▶ DIRECTIONS:
Copy the material that follows word for word and omit its pictures.
-=-=-
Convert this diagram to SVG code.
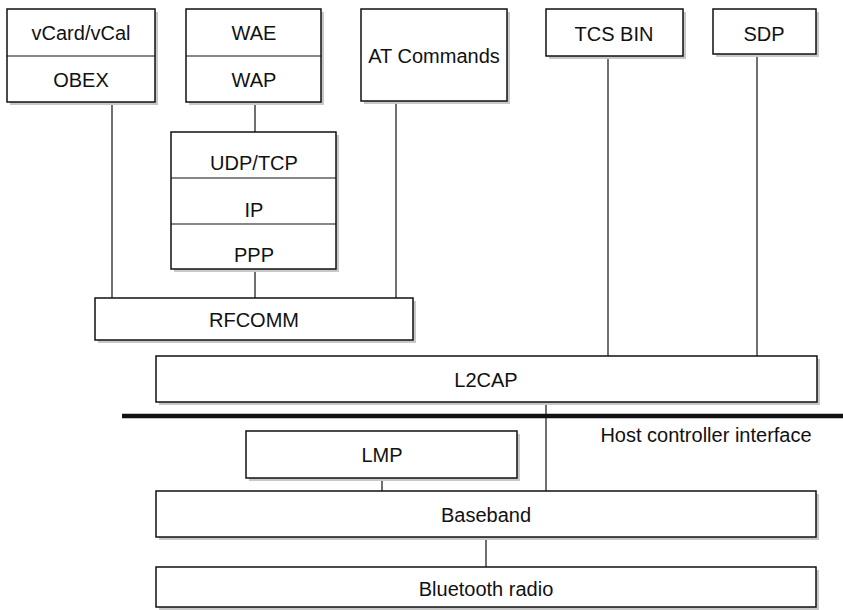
<svg xmlns="http://www.w3.org/2000/svg" width="843" height="610" viewBox="0 0 843 610">
<style>
.sh{fill:#c8c8c8;stroke:none}
.bx{fill:#fff;stroke:#111;stroke-width:1.5}
.dv{stroke:#111;stroke-width:1.2}
.ln{stroke:#111;stroke-width:1.2;fill:none}
text{font-family:"Liberation Sans",Arial,sans-serif;font-size:20px;fill:#111;text-anchor:middle}
</style>
<rect width="843" height="610" fill="#fff"/>
<g id="connectors">
<line class="ln" x1="112" y1="102" x2="112" y2="298"/>
<line class="ln" x1="255" y1="102" x2="255" y2="132"/>
<line class="ln" x1="255" y1="269" x2="255" y2="298"/>
<line class="ln" x1="396" y1="101" x2="396" y2="298"/>
<line class="ln" x1="608" y1="56" x2="608" y2="356"/>
<line class="ln" x1="757" y1="54" x2="757" y2="356"/>
<line class="ln" x1="546" y1="402" x2="546" y2="491"/>
<line class="ln" x1="382" y1="478" x2="382" y2="491"/>
<line class="ln" x1="486" y1="537" x2="486" y2="567"/>
</g>
<g id="hci">
<line x1="122" y1="416" x2="843" y2="416" stroke="#111" stroke-width="4.5"/>
<text x="706" y="442">Host controller interface</text>
</g>
<g id="vcard-obex">
<rect class="sh" x="10" y="12" width="148" height="93"/>
<rect class="bx" x="7" y="9" width="148" height="93"/>
<line class="dv" x1="7" y1="56" x2="155" y2="56"/>
<text x="81" y="40">vCard/vCal</text>
<text x="81" y="87">OBEX</text>
</g>
<g id="wae-wap">
<rect class="sh" x="189" y="12" width="135" height="93"/>
<rect class="bx" x="186" y="9" width="135" height="93"/>
<line class="dv" x1="186" y1="56" x2="321" y2="56"/>
<text x="254" y="40">WAE</text>
<text x="254" y="87">WAP</text>
</g>
<g id="udp-ip-ppp">
<rect class="sh" x="174" y="135" width="165" height="137"/>
<rect class="bx" x="171" y="132" width="165" height="137"/>
<line class="dv" x1="171" y1="178" x2="336" y2="178"/>
<line class="dv" x1="171" y1="224" x2="336" y2="224"/>
<text x="254" y="170">UDP/TCP</text>
<text x="254" y="217">IP</text>
<text x="254" y="262">PPP</text>
</g>
<g id="at-commands">
<rect class="sh" x="364" y="12" width="146" height="92"/>
<rect class="bx" x="361" y="9" width="146" height="92"/>
<text x="434" y="63">AT Commands</text>
</g>
<g id="tcs-bin">
<rect class="sh" x="549" y="12" width="137" height="47"/>
<rect class="bx" x="546" y="9" width="137" height="47"/>
<text x="614" y="41">TCS BIN</text>
</g>
<g id="sdp">
<rect class="sh" x="716" y="12" width="103" height="45"/>
<rect class="bx" x="713" y="9" width="103" height="45"/>
<text x="764" y="41">SDP</text>
</g>
<g id="rfcomm">
<rect class="sh" x="98" y="301" width="318" height="42"/>
<rect class="bx" x="95" y="298" width="318" height="42"/>
<text x="254" y="327">RFCOMM</text>
</g>
<g id="l2cap">
<rect class="sh" x="159" y="359" width="661" height="46"/>
<rect class="bx" x="156" y="356" width="661" height="46"/>
<text x="486" y="387">L2CAP</text>
</g>
<g id="lmp">
<rect class="sh" x="249" y="434" width="271" height="47"/>
<rect class="bx" x="246" y="431" width="271" height="47"/>
<text x="382" y="462">LMP</text>
</g>
<g id="baseband">
<rect class="sh" x="159" y="494" width="660" height="46"/>
<rect class="bx" x="156" y="491" width="660" height="46"/>
<text x="486" y="522">Baseband</text>
</g>
<g id="bluetooth-radio">
<rect class="sh" x="159" y="570" width="660" height="40"/>
<rect class="bx" x="156" y="567" width="660" height="40"/>
<text x="486" y="596">Bluetooth radio</text>
</g>
</svg>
-=-=-
▶ ANSWER FOR THIS EXERCISE:
Convert this diagram to SVG code.
<svg xmlns="http://www.w3.org/2000/svg" width="843" height="610" viewBox="0 0 843 610">
<style>
.sh{fill:#c8c8c8;stroke:none}
.bx{fill:#fff;stroke:#111;stroke-width:1.5}
.dv{stroke:#111;stroke-width:1.2}
.ln{stroke:#111;stroke-width:1.2;fill:none}
text{font-family:"Liberation Sans",Arial,sans-serif;font-size:20px;fill:#111;text-anchor:middle}
</style>
<rect width="843" height="610" fill="#fff"/>
<g id="connectors">
<line class="ln" x1="112" y1="102" x2="112" y2="298"/>
<line class="ln" x1="255" y1="102" x2="255" y2="132"/>
<line class="ln" x1="255" y1="269" x2="255" y2="298"/>
<line class="ln" x1="396" y1="101" x2="396" y2="298"/>
<line class="ln" x1="608" y1="56" x2="608" y2="356"/>
<line class="ln" x1="757" y1="54" x2="757" y2="356"/>
<line class="ln" x1="546" y1="402" x2="546" y2="491"/>
<line class="ln" x1="382" y1="478" x2="382" y2="491"/>
<line class="ln" x1="486" y1="537" x2="486" y2="567"/>
</g>
<g id="hci">
<line x1="122" y1="416" x2="843" y2="416" stroke="#111" stroke-width="4.5"/>
<text x="706" y="442">Host controller interface</text>
</g>
<g id="vcard-obex">
<rect class="sh" x="10" y="12" width="148" height="93"/>
<rect class="bx" x="7" y="9" width="148" height="93"/>
<line class="dv" x1="7" y1="56" x2="155" y2="56"/>
<text x="81" y="40">vCard/vCal</text>
<text x="81" y="87">OBEX</text>
</g>
<g id="wae-wap">
<rect class="sh" x="189" y="12" width="135" height="93"/>
<rect class="bx" x="186" y="9" width="135" height="93"/>
<line class="dv" x1="186" y1="56" x2="321" y2="56"/>
<text x="254" y="40">WAE</text>
<text x="254" y="87">WAP</text>
</g>
<g id="udp-ip-ppp">
<rect class="sh" x="174" y="135" width="165" height="137"/>
<rect class="bx" x="171" y="132" width="165" height="137"/>
<line class="dv" x1="171" y1="178" x2="336" y2="178"/>
<line class="dv" x1="171" y1="224" x2="336" y2="224"/>
<text x="254" y="170">UDP/TCP</text>
<text x="254" y="217">IP</text>
<text x="254" y="262">PPP</text>
</g>
<g id="at-commands">
<rect class="sh" x="364" y="12" width="146" height="92"/>
<rect class="bx" x="361" y="9" width="146" height="92"/>
<text x="434" y="63">AT Commands</text>
</g>
<g id="tcs-bin">
<rect class="sh" x="549" y="12" width="137" height="47"/>
<rect class="bx" x="546" y="9" width="137" height="47"/>
<text x="614" y="41">TCS BIN</text>
</g>
<g id="sdp">
<rect class="sh" x="716" y="12" width="103" height="45"/>
<rect class="bx" x="713" y="9" width="103" height="45"/>
<text x="764" y="41">SDP</text>
</g>
<g id="rfcomm">
<rect class="sh" x="98" y="301" width="318" height="42"/>
<rect class="bx" x="95" y="298" width="318" height="42"/>
<text x="254" y="327">RFCOMM</text>
</g>
<g id="l2cap">
<rect class="sh" x="159" y="359" width="661" height="46"/>
<rect class="bx" x="156" y="356" width="661" height="46"/>
<text x="486" y="387">L2CAP</text>
</g>
<g id="lmp">
<rect class="sh" x="249" y="434" width="271" height="47"/>
<rect class="bx" x="246" y="431" width="271" height="47"/>
<text x="382" y="462">LMP</text>
</g>
<g id="baseband">
<rect class="sh" x="159" y="494" width="660" height="46"/>
<rect class="bx" x="156" y="491" width="660" height="46"/>
<text x="486" y="522">Baseband</text>
</g>
<g id="bluetooth-radio">
<rect class="sh" x="159" y="570" width="660" height="40"/>
<rect class="bx" x="156" y="567" width="660" height="40"/>
<text x="486" y="596">Bluetooth radio</text>
</g>
</svg>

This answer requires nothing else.